In August 2002, William Cardinal Keeler, the moderator of the US Bishops for Catholic-Jewish relations released a document jointly with the National Council of Synagogues, called "Reflections on Covenant and Mission." In November of the same year, Walter Kasper, a Cardinal of the Roman Curia issued a similar statement. Both suggested the radical (heretical, from the Catholic point of view) idea that God's old covenant with the Jewish nation was still in force, and that one could be saved without Baptism by practicing the Jewish religious tradition. Such pronouncements, together with any number of good-will visits to synagogues and apologies by Popes, bishops, and priests, might well be taken by Jews to mean that the Church had admitted Her previous mistakes, and now really did recognize them as "our elder brothers in the faith."
Modernism is, of its nature, ambiguous. Its statements may, one day, be touchy-feely-think-good-thoughts and the next day they may approach reality. It is certainly not the fault of any Jewish person who belongs to the "reality based community" to become bewildered by this constant change—in this he is at one with traditional Catholics and others who know that truth and morality exist in the unchanging mind of God. Even if men of good will can debate what precisely is true or moral, we know that God knows, and that they can not change from day to day at the whims of "acting persons" and committees through some magical "dialogue."
Is the Mass anti-Semitic? No, it is simply the liturgical expression of the Catholic Faith. In no way does it incite animosity toward Jewish people or call down any wrath upon them, human or divine. One might even complain that it contains not enough prayers for Jews, Moslems, Hindus, Buddhists, and others whom we feel have been deprived by circumstances of the gift of the Faith, which we value so greatly. But insult does not have to be explicit or implied; it can be inferred. The inference that the Mass is some how anti-Semitic may come from the healthy distrust of people whose ancestors have been expelled (or worse) from Christian nations over the centuries—to these we must say that we hope for better times together in the future.

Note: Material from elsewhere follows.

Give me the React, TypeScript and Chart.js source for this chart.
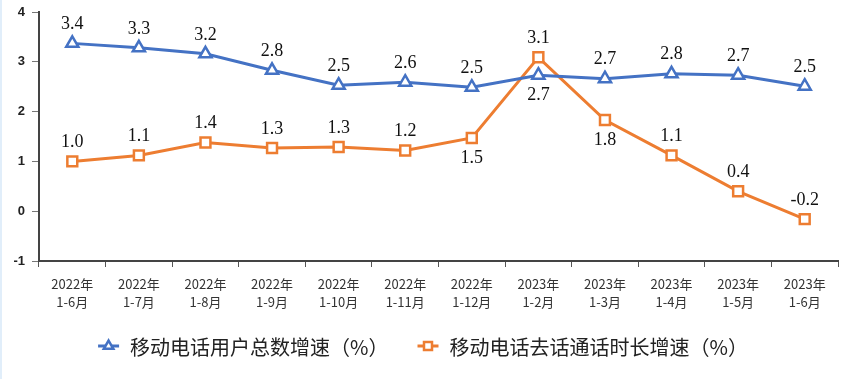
import React, { useEffect, useRef } from "react";
import { Chart, registerables } from "chart.js";

Chart.register(...registerables);

const categories: string[][] = [
  ["2022年", "1-6月"], ["2022年", "1-7月"], ["2022年", "1-8月"], ["2022年", "1-9月"],
  ["2022年", "1-10月"], ["2022年", "1-11月"], ["2022年", "1-12月"], ["2023年", "1-2月"],
  ["2023年", "1-3月"], ["2023年", "1-4月"], ["2023年", "1-5月"], ["2023年", "1-6月"],
];
const usersGrowth = [3.37, 3.28, 3.16, 2.83, 2.53, 2.59, 2.49, 2.73, 2.66, 2.76, 2.73, 2.51];
const callGrowth = [1.0, 1.12, 1.38, 1.27, 1.29, 1.22, 1.47, 3.09, 1.83, 1.12, 0.4, -0.16];
const usersLabelsBelow = [7];
const callLabelsBelow = [6, 8];
const seriesNames = ["移动电话用户总数增速（%）", "移动电话去话通话时长增速（%）"];
const yMin = -1;
const yMax = 4;

const BLUE = "#4472C4";
const ORANGE = "#ED7D31";
const CJK = '"Noto Sans CJK SC", "Noto Sans", sans-serif';

export default function App() {
  const ref = useRef<HTMLCanvasElement | null>(null);
  useEffect(() => {
    document.body.style.margin = "0";
    const canvas = ref.current!;
    const labelPlugin = {
      id: "valueLabels",
      afterDatasetsDraw(chart: any) {
        const ctx = chart.ctx;
        ctx.save();
        ctx.font = '18px "Liberation Serif", "Times New Roman", serif';
        ctx.fillStyle = "#111";
        ctx.textAlign = "center";
        ctx.textBaseline = "middle";
        const belows = [usersLabelsBelow, callLabelsBelow];
        chart.data.datasets.forEach((ds: any, di: number) => {
          const meta = chart.getDatasetMeta(di);
          meta.data.forEach((pt: any, i: number) => {
            const v = ds.data[i] as number;
            const below = belows[di].includes(i);
            const y = below ? pt.y + 20 : pt.y - 19;
            ctx.fillText(v.toFixed(1), pt.x, y);
          });
        });
        ctx.restore();
      },
    };
    const decoPlugin = {
      id: "deco",
      beforeDraw(chart: any) {
        const ctx = chart.ctx;
        ctx.save();
        ctx.fillStyle = "#ffffff";
        ctx.fillRect(0, 0, chart.width, chart.height);
        ctx.fillStyle = "#e1eefa";
        ctx.fillRect(0, 0, 2, chart.height);
        ctx.restore();
      },
      afterDraw(chart: any) {
        const ctx = chart.ctx;
        ctx.save();
        ctx.font = "20px " + CJK;
        const w1 = ctx.measureText(seriesNames[0]).width;
        const w2 = ctx.measureText(seriesNames[1]).width;
        const sym = 21, gapT = 11, gapItems = 29;
        const total = sym + gapT + w1 + gapItems + sym + gapT + w2;
        let x = 423 - total / 2;
        const y = 346;
        const items = [
          { color: BLUE, name: seriesNames[0], w: w1, style: "tri" },
          { color: ORANGE, name: seriesNames[1], w: w2, style: "rect" },
        ];
        items.forEach((it) => {
          ctx.strokeStyle = it.color;
          ctx.lineWidth = 3;
          ctx.beginPath();
          ctx.moveTo(x, y);
          ctx.lineTo(x + sym, y);
          ctx.stroke();
          const cx = x + sym / 2;
          ctx.fillStyle = "#fff";
          ctx.lineWidth = 2.5;
          ctx.beginPath();
          if (it.style === "tri") {
            const r = 5.5;
            ctx.moveTo(cx, y - r);
            ctx.lineTo(cx + r * 0.866, y + r / 2);
            ctx.lineTo(cx - r * 0.866, y + r / 2);
            ctx.closePath();
          } else {
            ctx.rect(cx - 4, y - 4, 8, 8);
          }
          ctx.fill();
          ctx.stroke();
          ctx.fillStyle = "#222";
          ctx.textBaseline = "middle";
          ctx.textAlign = "left";
          ctx.fillText(it.name, x + sym + gapT, y + 1);
          x += sym + gapT + it.w + gapItems;
        });
        ctx.restore();
      },
    };
    const chart = new Chart(canvas, {
      type: "line",
      data: {
        labels: categories,
        datasets: [
          {
            label: seriesNames[0],
            data: usersGrowth,
            borderColor: BLUE,
            backgroundColor: "#ffffff",
            borderWidth: 3,
            pointStyle: "triangle",
            pointRadius: 7,
            pointBorderWidth: 2.5,
            pointBackgroundColor: "#ffffff",
            pointBorderColor: BLUE,
            tension: 0,
          },
          {
            label: seriesNames[1],
            data: callGrowth,
            borderColor: ORANGE,
            backgroundColor: "#ffffff",
            borderWidth: 3,
            pointStyle: "rect",
            pointRadius: 7,
            pointBorderWidth: 2.5,
            pointBackgroundColor: "#ffffff",
            pointBorderColor: ORANGE,
            tension: 0,
          },
        ],
      },
      options: {
        animation: false,
        responsive: false,
        devicePixelRatio: 1,
        layout: { autoPadding: false, padding: { top: 12, right: 3, left: 0, bottom: 0 } },
        plugins: { legend: { display: false }, tooltip: { enabled: false } },
        scales: {
          x: {
            type: "category",
            offset: true,
            grid: { display: true, offset: true, drawOnChartArea: false, drawTicks: true, tickLength: 6, color: "#555", lineWidth: 1 },
            border: { display: true, color: "#444", width: 2 },
            ticks: { color: "#333", font: { family: CJK, size: 13, lineHeight: 1.4 }, padding: 8, maxRotation: 0, autoSkip: false },
            afterFit(scale: any) { scale.height = 118; scale.paddingRight = 0; scale.paddingLeft = 0; },
          },
          y: {
            min: yMin,
            max: yMax,
            grid: { display: true, drawOnChartArea: false, drawTicks: true, tickLength: 7, color: "#777", lineWidth: 1 },
            border: { display: true, color: "#444", width: 2 },
            ticks: { stepSize: 1, color: "#222", font: { family: '"Liberation Sans", Arial, sans-serif', size: 13, weight: "bold" }, padding: 7 },
            afterFit(scale: any) { scale.width = 39; scale.paddingTop = 0; scale.paddingBottom = 0; },
          },
        },
      } as any,
      plugins: [decoPlugin, labelPlugin],
    });
    return () => chart.destroy();
  }, []);
  return (
    <div style={{ position: "absolute", left: 0, top: 0, width: 841, height: 379 }}>
      <canvas ref={ref} width={841} height={379} style={{ width: 841, height: 379, display: "block" }} />
    </div>
  );
}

The same inference may be claimed falsely by those who seek to profit from racial or religious tensions—or by those who seek political support—to these we can only say "shame!"
As Catholics, perhaps the greatest contribution we can make to keep others from drawing this false inference of anti-Semitism is to demand realism from our hierarchy. There should be no more make believe and raising of false expectations that we Catholics are going to give up the truths of our Faith en masse. Understanding does not come from "dialogue" that goes on until everyone falls asleep, or until someone gives up his faith, or until a cleverly weasel worded "joint-agreed-statement," saying nothing at all, is issued. Understanding comes only from knowing people as they are, and coming to the realization that in spite of our differences there are good things which we can do together.